Boat Top/Canvas Maintenance Tips
Boat top fabrics are exposed to everything from UV rays to rain, bird poop and beyond. Giving a boat top regular maintenance helps extend its longevity beyond the warranty.
Boat tops or canvasses such as Bimini tops can last a decade or two, and are not just aesthetic additions to a boat. They help protect boaters from the elements and keep them comfortable during boat rides. As such, they deserve attention just like any other part of a boat. Here are some tips on how to maintain boat tops.
NOTE: Boat tops are commonly referred to as canvas, so we’ll be using “top” and “canvas” and their plural forms interchangeably.
Cleaning Boat Top Fabrics
Hose your boat top down with clean water after every ride to keep dirt and debris (and especially bird droppings) from setting in.
Most boat top fabrics are designed to be water-resistant and breathable, keeping water out while still allowing air and moisture to vent through. Still, mold and mildew buildup can occur from moisture buildup when the fabric is left unattended.
For mold removal and prevention, there are several mold and mildew cleaners available that are safe to use on boat tops.
However, if you prefer a homemade remedy, mix 1 cup of bleach and 1/4th cup of mild soap per gallon of clean water. Apply the soap and water mixture to the fabric with a soft brush or sponge, and leave it on for at least 15 minutes. Blot the stains with a sponge or towel, then rinse the soap residue off with clean water and let the canvas air dry. Don’t let the soap dry.
NOTE: Never use a machine washer/dryer or detergents to clean boat top fabrics. Detergents are abrasive and will damage the fabric. Follow the manufacturer’s recommendations for cleaning, and be careful with what solutions you use, as damaging your boat top due to negligent care could void the warranty.
Treating Boat Top Fabrics
Many boat top fabrics are treated straight from the factory to ensure their longevity. However, it’s a good idea to re-treat the fabric from time to time after multiple washes.
Re-treating a boat canvas helps it maintain its color, breathability and strength. When using a waterproofing and/or fabric guard treatment, use the product on clean, dry material at temperatures of at least 70°F. Spray the fabric until it’s wet, then give the treatment 24 hours to cure.

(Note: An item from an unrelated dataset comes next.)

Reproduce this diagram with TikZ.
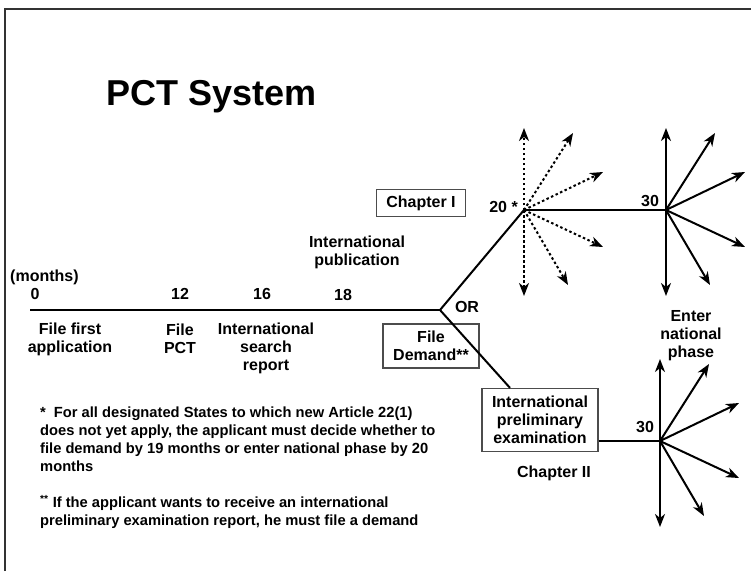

NOTE: Fabric treatments may be flammable, so keep them away from open flames or sparks. As always, follow the manufacturer’s recommendations for what products to treat boat canvasses with, and the directions on the bottle for how to apply it correctly.
Cleaning and Treating Boat Canvas Windows
If your boat top has windows, they need to be cleaned not just for preserving visibility, but to prevent deterioration and sagging.
Inspect the windows for scratches, holes and tears first, and consider replacing them if they’re damaged. Hand-wash the windows with mild soap and water, then rinse the windows with a low-pressure hose and wipe them down with a soft cloth or towel.
Use a UV blocker treatment to protect the canvas’s windows from fading, cracking and premature aging. A multi-surface cleaner with degreasers and other cleaning agents might be needed for tougher stains on windows and the canvas fabric itself.
NOTE: Avoid using glass window cleaners, especially those that contain ammonia, which removes natural oils in vinyl and plastic. Also, don’t use bristled brushes, which can damage or scratch the surface of your boat top’s windows.
Additional Boat Top Cleaning Tips
Aside from the canvas fabric itself and its windows, the fasteners should also be protected. Use silicone spray to lubricate metal fasteners such as zippers on boat tops, or have the zippers replaced periodically. Also, keep a dehumidifier on your boat to reduce moisture and mold when an enclosed top is in use.
As long as you keep your boat’s top clean and well-maintained, it should last for years beyond its warranty’s expiration. Boat tops can also help maximize a boat’s resale value, so keep that in mind when putting in the time and effort to preserve the canvas.